Il faudra néanmoins attendre la troisième pièce pour que la voix trouve définitivement sa place, après un Bizet d'échauffement et un Franck à l'aigu final juste mais mal préparé. Tout le talent de Susan Graham va trouver heureusement à se révéler dans la périlleuse Danse macabre de Camille Saint-Saëns, à la diction redoutable, que tout le monde connaît dans sa version orchestrale. Ici, la voix remplace le violon avec une virtuosité tournoyante et un abattage proprement édifiants. Cette mélodie descriptive appelle facilement une mise en scène et Susan Graham ne s'en prive pas. Elle théâtralise avec discrétion mais efficacité le déroulement du récit, manière pour elle de vivre la musique pleinement même si le récital avec piano ne s'y prête a priori guère.

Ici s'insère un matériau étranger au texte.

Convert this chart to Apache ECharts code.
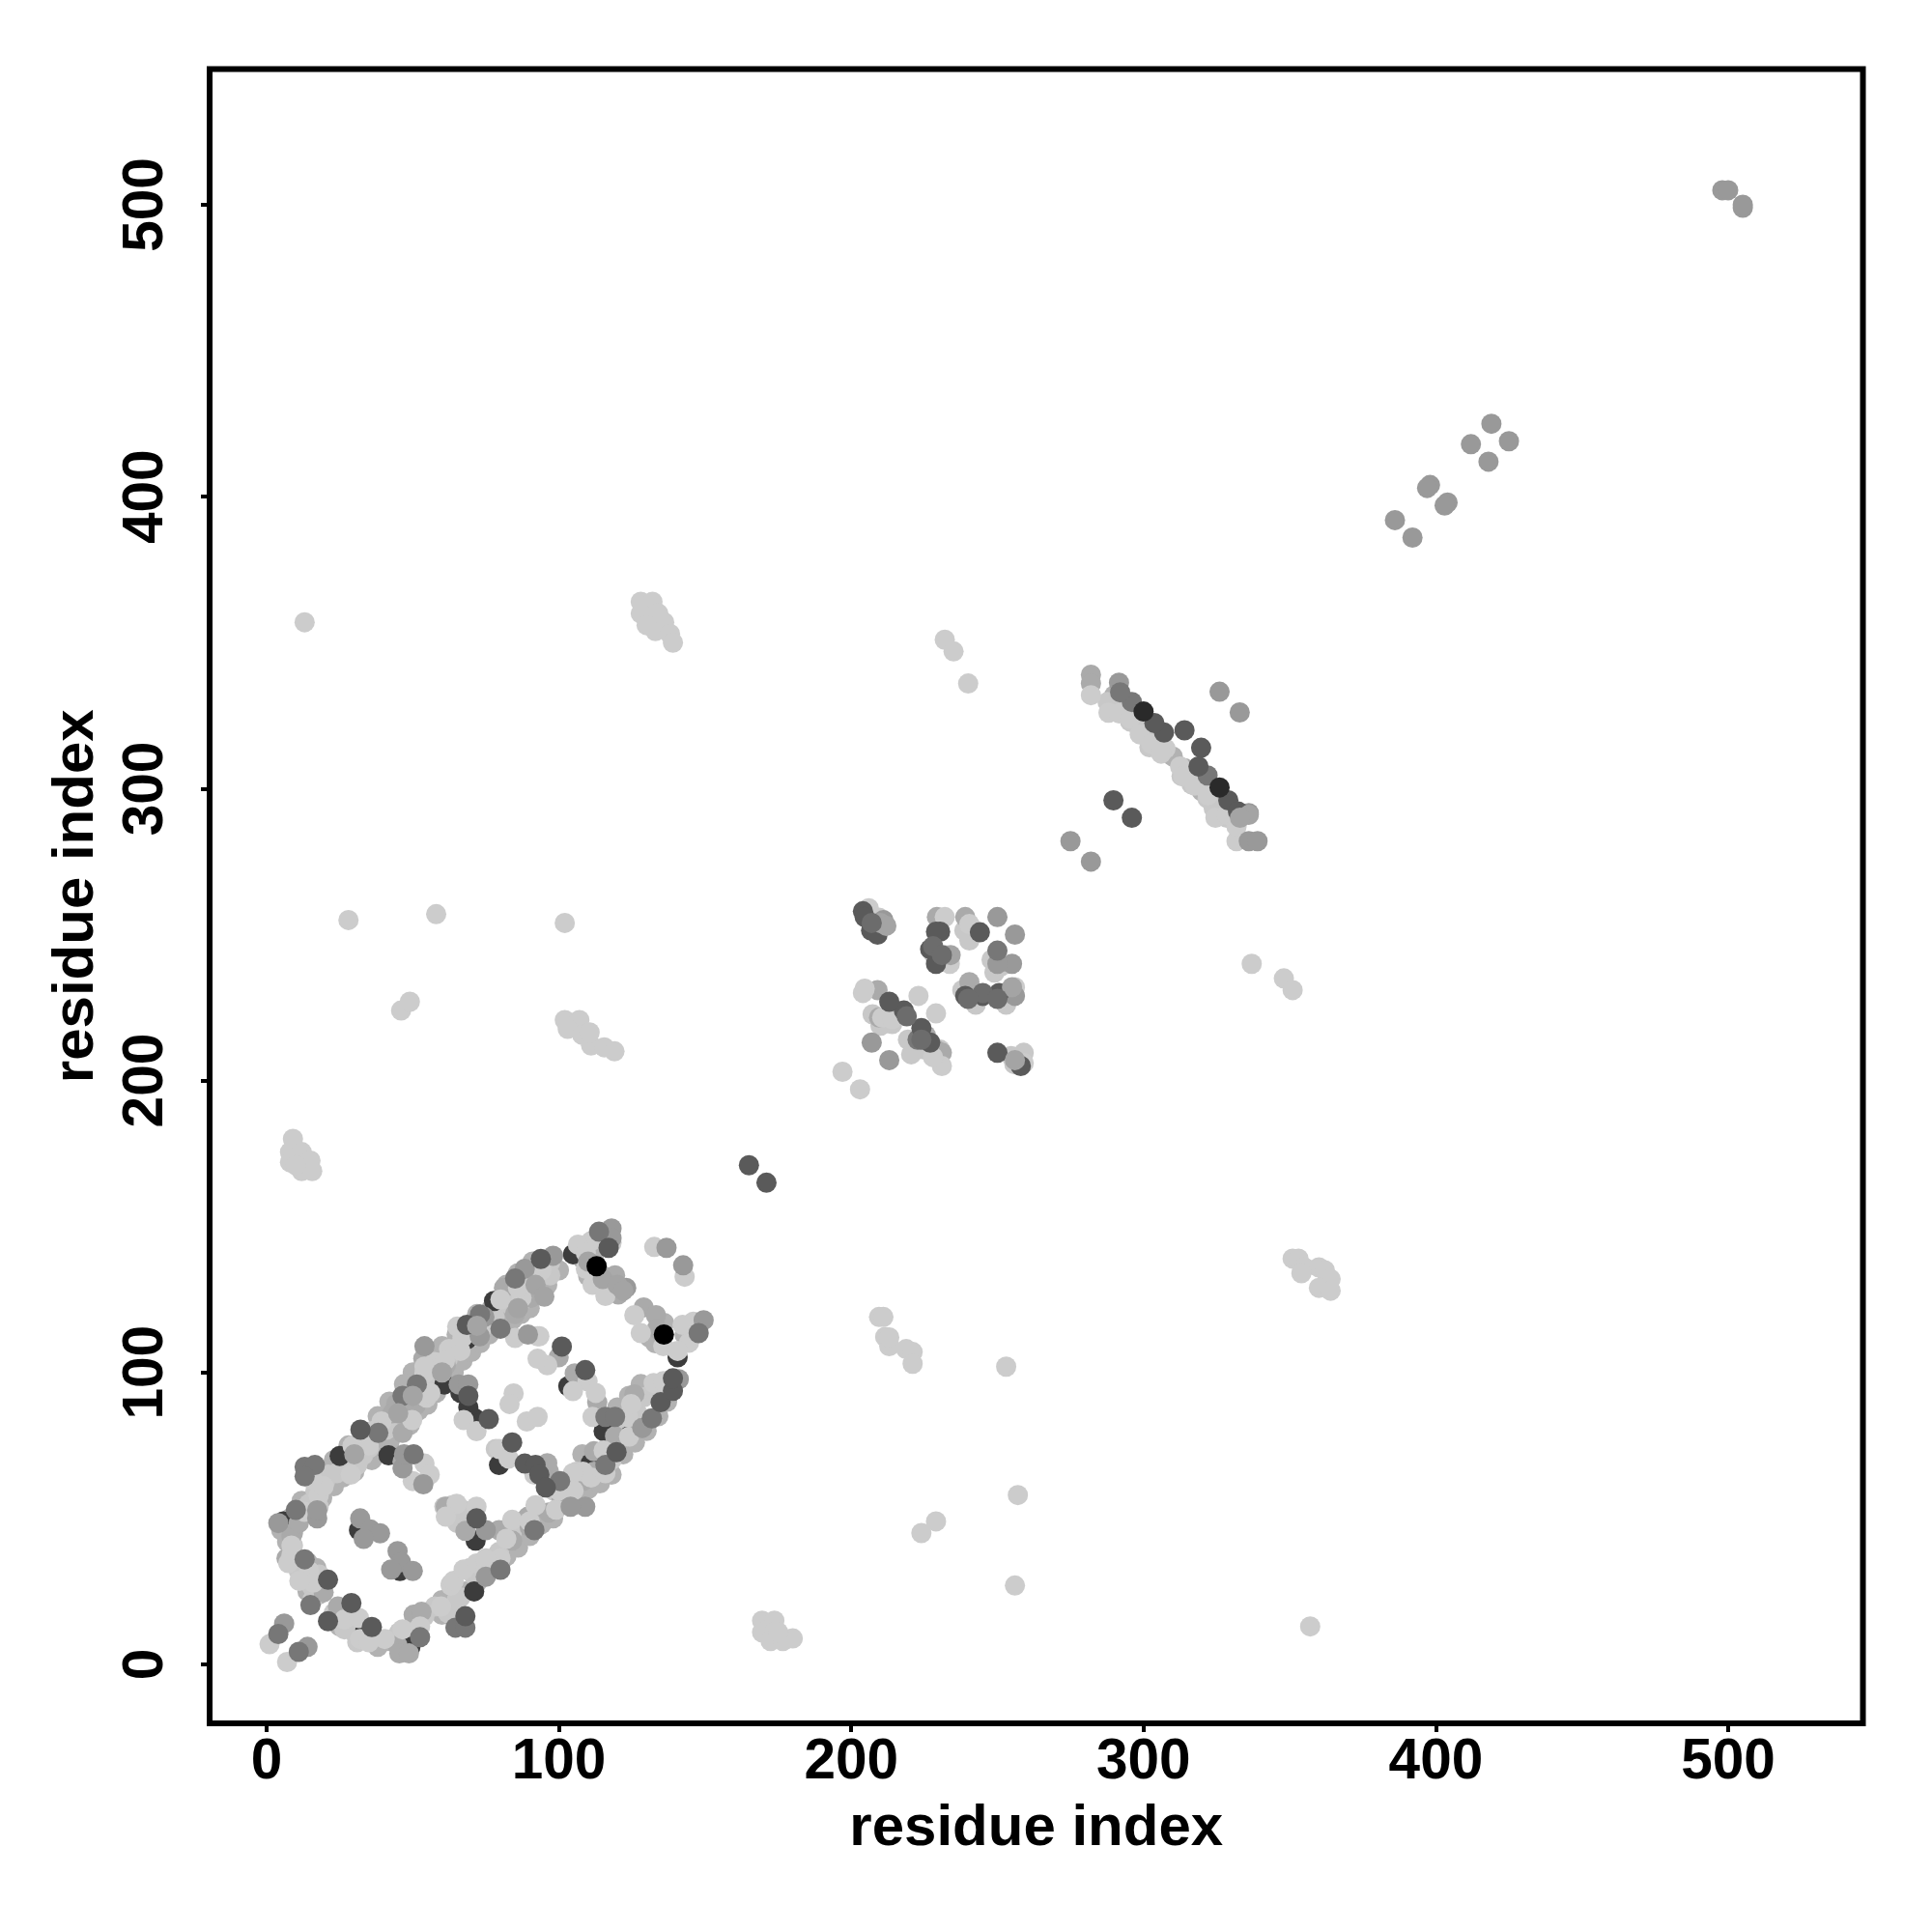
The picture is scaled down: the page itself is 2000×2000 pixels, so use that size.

Les Cigales de Chabrier confirment cette imagerie corporelle. La chanteuse fera ainsi le geste de regarder sa montre sur les paroles "c'est midi qui chante". La complicité avec le sympathique pianiste Malcolm Martineau s'établit par des coups d'œil malicieux et une joie de jouer ensemble exprimée par leur visage.
Après l'ironie acerbe, l'atmosphère change avec Chère nuit de Bachelet et le fameux Au pays où se fait la guerre de Duparc. La tessiture devient plus sombre, nostalgique, trouve sa place dans un romantisme tardif un peu désuet mais tout à fait enchanteur. Le choix d'une scène au fond noir abyssal flanquée de chaque côté de deux raies de lumière bleue intense contribue à nous transporter dans une atmosphère prégnante.
Ravel nous plonge sans transition dans le XXe siècle provocateur. Ainsi Le Paon tiré des Histoires naturelles prépare-t-il un terrain idéal pour l'échange des interprètes avec le public. L'humour insolent du texte et celui de la musique qui firent scandale à l'époque de la création font leur effet sur le visage expressif du pianiste, secondé par une mise en scène de la chanteuse ayant pour effet de provoquer des rires discrets dans la salle. L'interprétation de Susan Graham ne tombe heureusement pas dans le caricatural. Tout est fait avec goût.
Le mime s'invite ensuite dans le même esprit, avec la même pertinence, dans la mélodie de Caplet sur Le Renard et le corbeau.La composition quasiment chronologique du récital nous permet d'entrer dans le toujours plus grand raffinement de la mélodie française avec la Réponse d'une épouse sage de Roussel et le Colloque sentimental de Debussy, pièces évoquant le passage du temps et ses victimes humaines. Là encore, l'atmosphère de recueillement est au rendez-vous.
La Vocalise-étude de Fauré, judicieuse transition sans parole qui n'est pas sans rappeler la Vocalise de Rachmaninov ou le n° 5 des Bachianas Brasileiras de Villa-Lobos, nous dirige à nouveau vers l'humour musical avec la brève Chanson de la poire d'Honegger et La Souris d'Angleterre de Rosenthal, où Malcolm Martineau prend un plaisir malicieux à faire claquer les touches du piano comme un piège à rat se refermant sur sa victime, Susan Graham jouant avec délices sur les mots anglais du texte.
Les deux dernières mélodies renouent avec un ton plus amer : La Dame de Monte-Carlo de Poulenc peut aisément s'apparenter à un mini-opéra de sept minutes résumant une vie de femme déchue qui trouve la solution dans la mort. Quant à la dernière pièce, A Chloris de Hahn, il termine le récital sur une note émouvante aux relents de néoclassicisme effleuré au piano et magnifiquement ennobli par une voix subtile des plus expressives.
Dans le redoutable exercice de la mélodie française, où le piano et la voix ne peuvent se permettre la moindre erreur ni la plus infime faute de goût, où rien ne peut être sauvé par la mise en scène, Susan Graham et Malcolm Martineau savent théâtraliser et rendre vivante une succession de mélodies assez éclectiques. Ainsi, le lien avec le public se met en place rapidement avec succès et le courant passe pour notre plus grand plaisir musical.